Poche e dense le pennellate con cui il regista ci restituisce il ritratto di questa Napoli multietnica e violenta: le bische clandestine che fanno da sfondo agli incontri tra Lila e Gorbaciòf, nel retrobottega scarsamente illuminato del ristorante; le scene di prepotenza di alcuni giovani napoletani, sulla metro e nel ristorante di Lila; pedinamenti, minacce e qualche rissa. Il tutto sapientemente equilibrato, dato che, come lo stesso Incerti ha affermato, “Gorbaciòf” non ha nulla del carattere documentaristico che caratterizzava “Gomorra”.

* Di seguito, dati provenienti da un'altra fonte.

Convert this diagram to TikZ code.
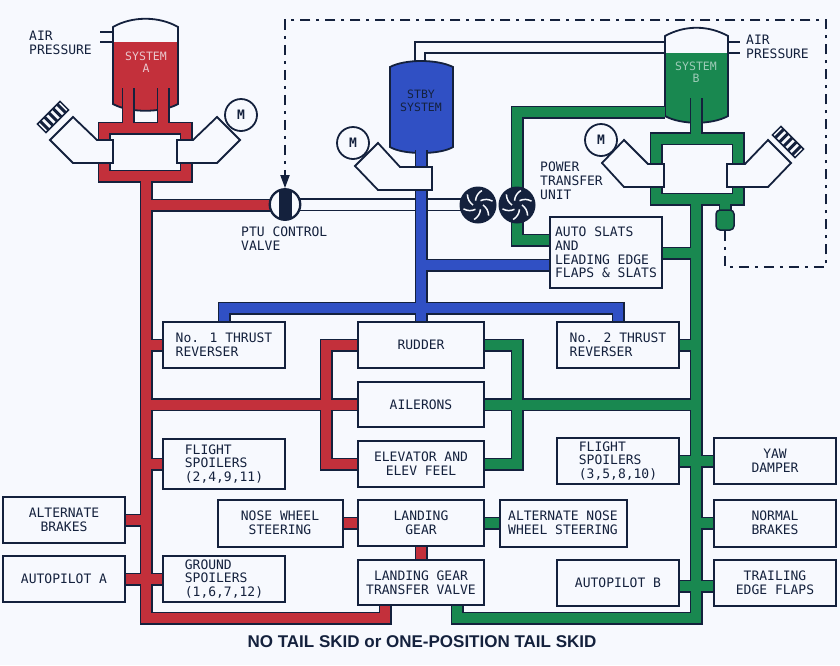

In questo universo di malefatte e di corruzione, il protagonista è un antieroe positivo. Ruba dalle casse del carcere e reinveste nel gioco per salvare la donna che ama. Un circolo vizioso che tuttavia lo porterà a una strada sneza ritorno. Toni Servillo è il protagonista indiscusso di questo film. Non ha bisogno di parlare, sono le rughe d’espressione che di volta in volta cambiano disegno sul suo volto a sostituire le parole. E questa immagine dalla camminata goffa, dalla giacca con la vita strettissima, non puà che suscitare un doppio effetto di comicità e dignità al tempo stesso. E’ un uomo normale, ma riesce a guadagnarsi il rispetto dei prepotenti con la sua sola forza e a difendere la donna amata. Una tigre, come la stessa Lila lo definisce, in un mondo in cui “in mancanza di tigri, le scimmie si elevano a tali, ma rimangono scimmie”.
Anche Lila, che spicca di continuo con i suoi abiti accesi in un realtà dalle tinte chiaroscure, comunica solo con la mimica, anche se non per scelta. I dialoghi tra lei e Gorbaciòf si compongono solo di sguardi e gesti. Eppure riescono ad emozionare lo spettatore meglio di come farebbero con le parole. I pochi momenti felici che i due trascorrono insieme, li vedono stupirsi e ridere di cose semplici come una vasca piena di pesci rossi o la corsa al galoppo di un carrello. Sono gli unici sorrisi che si aprono nei volti di entrambi quando si trovano in reciproca compagnia.
Il finale non è forse così eroico come lo spettatore potrebbe aspettarsi. Tuttavia è l’immagine delle mille espressioni di Toni Servillo a rappresentare il valore più riuscito del film e ad imprimersi nella memoria di tutti.